■ **REQUIRED TASK**: The material below has pictures in it. Set down only the lines from the line containing "Recreate this image" through the line containing "70, 80, 90]", word for word, and leave the pictures behind.

Extracted data entries:
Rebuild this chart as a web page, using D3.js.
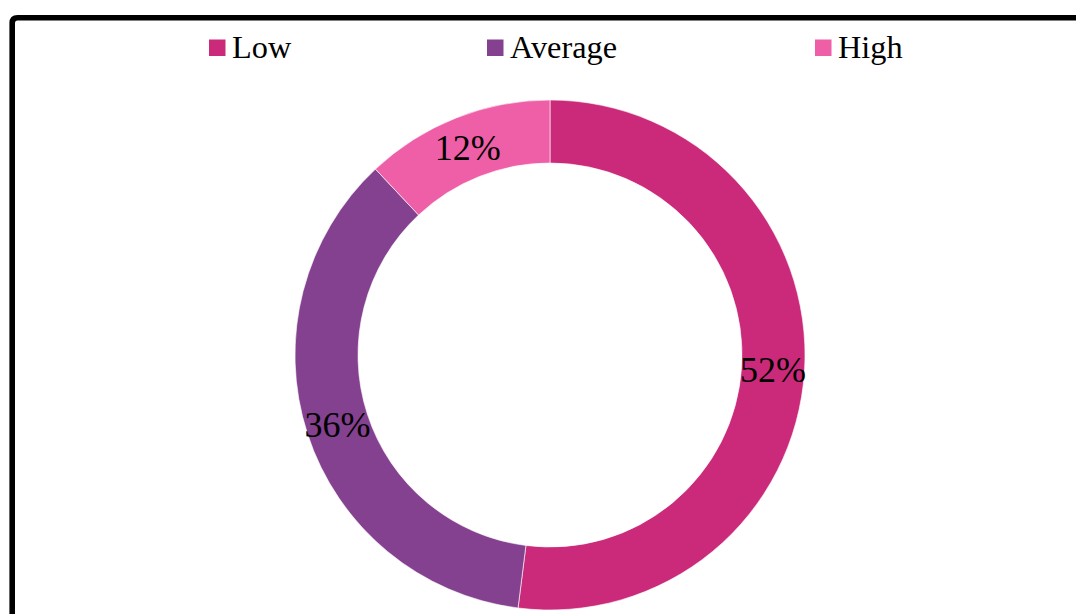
<!DOCTYPE html>
<html><head><meta charset="utf-8">
<script src="https://cdn.jsdelivr.net/npm/d3@7"></script>
<style>html,body{margin:0;padding:0;background:#fff;overflow:hidden}</style>
</head><body>
<svg id="chart" width="1076" height="614"></svg>
<script>
const categories = ["Low", "Average", "High"];
const values = [52, 36, 12];
const labels = ["52%", "36%", "12%"];
const colors = ["#CB2A7B", "#84418F", "#EE5FA7"];

const svg = d3.select("#chart");
const W = 1076, H = 614;
svg.append("rect").attr("width", W).attr("height", H).attr("fill", "#fff");

// frame (cut off at right and bottom)
svg.append("path")
  .attr("d", "M12.2,620 L12.2,23 Q12.2,17.7 17.5,17.7 L1090,17.7")
  .attr("fill", "none").attr("stroke", "#000").attr("stroke-width", 5.6);

const cx = 550, cy = 355, rOuter = 255, rInner = 192;
const pie = d3.pie().sort(null).value(d => d)(values);
const arc = d3.arc().innerRadius(rInner).outerRadius(rOuter);
const g = svg.append("g").attr("transform", `translate(${cx},${cy})`);
g.selectAll("path.slice").data(pie).enter().append("path")
  .attr("class", "slice")
  .attr("d", arc)
  .attr("fill", (d, i) => colors[i])
  .attr("stroke", "#fff").attr("stroke-width", 0.6);

g.selectAll("text.lbl").data(pie).enter().append("text")
  .attr("class", "lbl")
  .attr("x", d => arc.centroid(d)[0])
  .attr("y", d => arc.centroid(d)[1] + 13)
  .attr("text-anchor", "middle")
  .attr("font-family", "Liberation Serif, Times New Roman, serif")
  .attr("font-size", 36)
  .attr("fill", "#000")
  .text((d, i) => labels[i]);

// legend
const legX = [209, 487, 815];
const leg = svg.append("g");
categories.forEach((c, i) => {
  leg.append("rect").attr("x", legX[i]).attr("y", 39.5).attr("width", 16.5).attr("height", 16.5).attr("fill", colors[i]);
  leg.append("text").attr("x", legX[i] + 23).attr("y", 57.5)
    .attr("font-family", "Liberation Serif, Times New Roman, serif")
    .attr("font-size", 32.3).attr("fill", "#000").text(c);
});
</script>
</body></html>
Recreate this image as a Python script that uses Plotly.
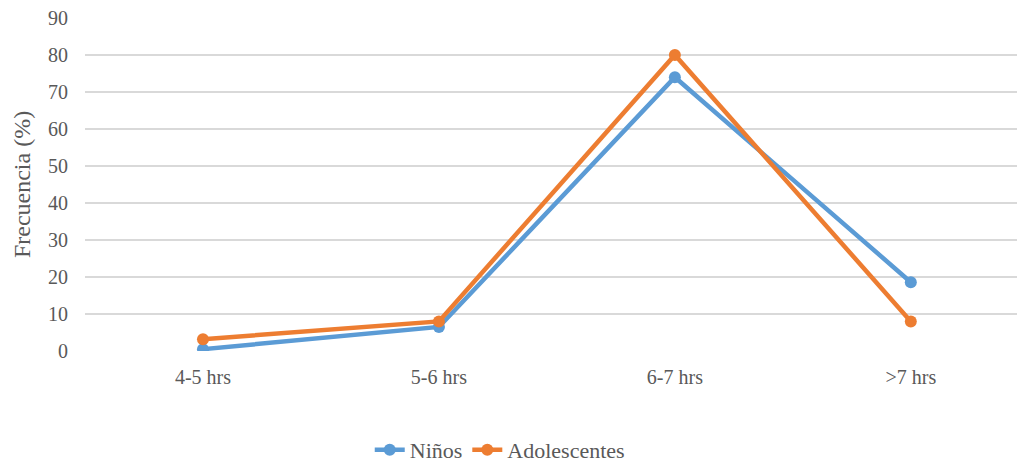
import plotly.graph_objects as go

categories = ["4-5 hrs", "5-6 hrs", "6-7 hrs", ">7 hrs"]
ninos = [0.5, 6.5, 74, 18.6]
adolescentes = [3.2, 8, 80, 8]
y_ticks = [0, 10, 20, 30, 40, 50, 60, 70, 80, 90]

fig = go.Figure()
fig.add_trace(go.Scatter(x=[0, 1, 2, 3], y=ninos, name="Niños", mode="lines+markers",
                         line=dict(color="#5B9BD5", width=4.5), marker=dict(size=12, color="#5B9BD5")))
fig.add_trace(go.Scatter(x=[0, 1, 2, 3], y=adolescentes, name="Adolescentes", mode="lines+markers",
                         line=dict(color="#ED7D31", width=4.5), marker=dict(size=12, color="#ED7D31")))

fig.update_layout(
    width=1017, height=465,
    margin=dict(l=85, r=0, t=18, b=114, autoexpand=False),
    plot_bgcolor="white", paper_bgcolor="white",
    font=dict(family="Liberation Serif", size=20, color="#595959"),
    showlegend=True,
    legend=dict(orientation="h", x=0.445, xanchor="center", y=-0.297, yanchor="middle",
                font=dict(size=22, color="#595959"), tracegroupgap=0),
    xaxis=dict(tickmode="array", tickvals=[0, 1, 2, 3], ticktext=categories,
               range=[-0.5, 3.45], showgrid=False, zeroline=False, showline=False,
               ticks="", ticklabelstandoff=12, tickfont=dict(size=20), automargin=False),
    yaxis=dict(range=[0, 90], tickvals=y_ticks, showgrid=True, gridcolor="#D9D9D9", gridwidth=1.5,
               zeroline=False, showline=False, ticks="", ticklabelstandoff=16,
               title=dict(text="Frecuencia (%)", font=dict(size=24, color="#595959"), standoff=10),
               tickfont=dict(size=20), automargin=False),
)
fig.write_html("out.html", config={"displayModeBar": False},
               post_script="document.body.style.margin='0';document.body.style.overflow='hidden';")
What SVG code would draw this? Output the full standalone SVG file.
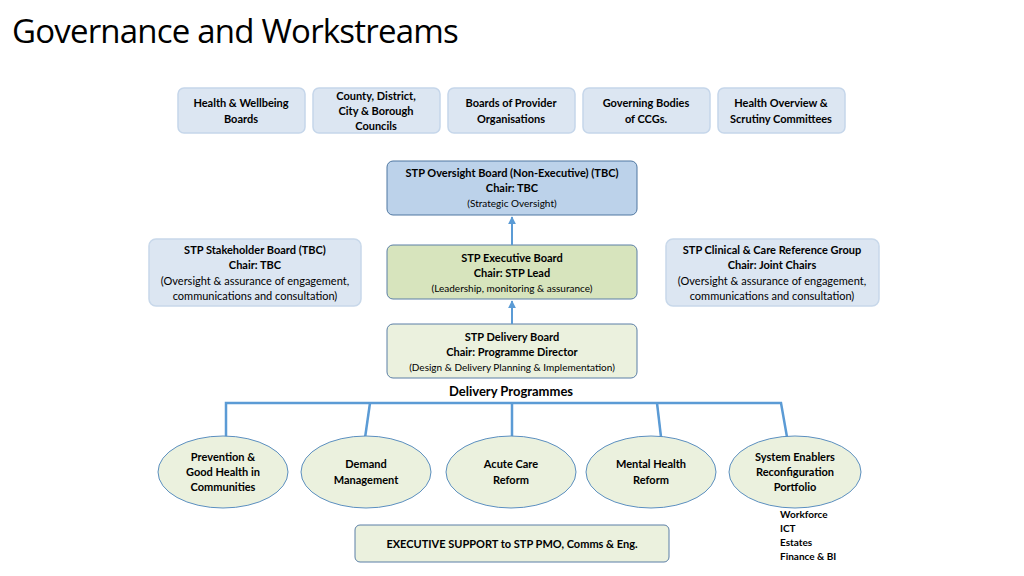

■ **THE ANSWER**:
Recreate this image as a Python script that uses Plotly.
import plotly.graph_objects as go

categories = ["4-5 hrs", "5-6 hrs", "6-7 hrs", ">7 hrs"]
ninos = [0.5, 6.5, 74, 18.6]
adolescentes = [3.2, 8, 80, 8]
y_ticks = [0, 10, 20, 30, 40, 50, 60, 70, 80, 90]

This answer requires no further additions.